Johnson: Certainly, pricing has been one of the pieces of data that's been plateauing, albeit at a good number, and I think we're probably in a little bit of a goldilocks situation there. This week we got the Case-Shiller data for the 20 cities, and their data showed that home prices were again up about 12% year over year, which is really a good number to see. Even the more conservative FHFA data on a year-over-year basis, which always lags far behind, was showing year-over-year growth of 8% which is actually is a little bit of an acceleration for that index.

In terms of pricing, it's very interesting. A lot of the improvement is concentrated on the West Coast. Both the Pacific region, which includes everything that touches the Pacific Ocean, and the next region over, which includes Nevada and Arizona, the mountain area, so to speak, were both up in double digits; the Pacific up 21%. But the other seven regions of the country were all in single digits. It is kind of a little bit of a biased number in some of the pricing data that more of its happening along the West Coast than anywhere else.

We've also had data this week on new-home sales, which were a little bit better than the previous month, but still below their high of last April, so we're still kind of doing OK, but not accelerating there.

Then finally, we got existing-home sales which did wonderfully. We set a new recovery high; 5.48 million existing homes sold. It's the best number since 2007, kind of a broad-based improvement.

Stipp: Let's talk about some of the short-term drivers that might be affecting these numbers and also some of the short-term factors that are out there that could affect us in the next few months to come. The first one is interest rate. When the Fed first started talking about tapering in May, we did see interest rates go up pretty dramatically and pretty quickly.

Then recently the Fed has said they're not going to do it quite yet. How has this rippled through to the housing market?
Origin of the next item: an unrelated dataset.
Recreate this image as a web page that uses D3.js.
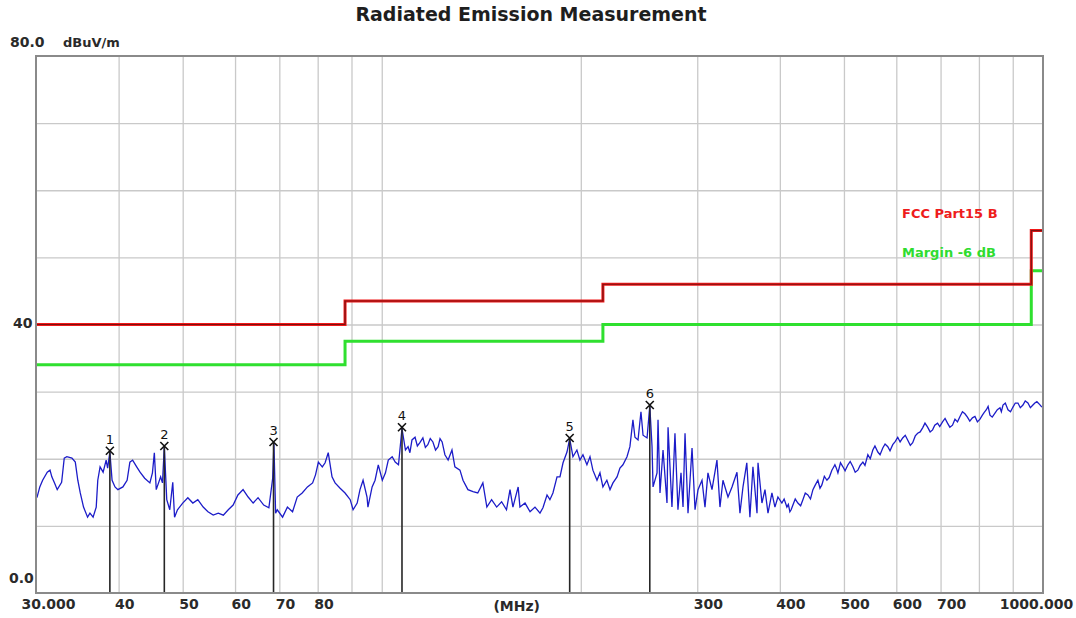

Johnson: It went through and boosted the 10-year bond, and mortgages are priced off of the 10-year U.S.-government bond. The rates are very tightly intertwined, and mortgage rates are now in the kind of the 4.5% to 5.0% range after being in the 3.5% range or so. So they went up a lot. But to put that in perspective, in 1981 when I graduated from school, rates were 15% or 16%. When the major housing boom was going on in 2004, 2007, interest rates were in the 6% to 8% range. Clearly, we've moved higher in terms of mortgage rates. It dislocated a few people looking [to finance a home] right now that had very tight budgets. On the other hand, as my associate Dave Sekera points out, this is barely a blip on the radar screen--the amount that interest rates have gone up. People will adjust and, I think, come back, and that's why homebuilders remain so optimistic.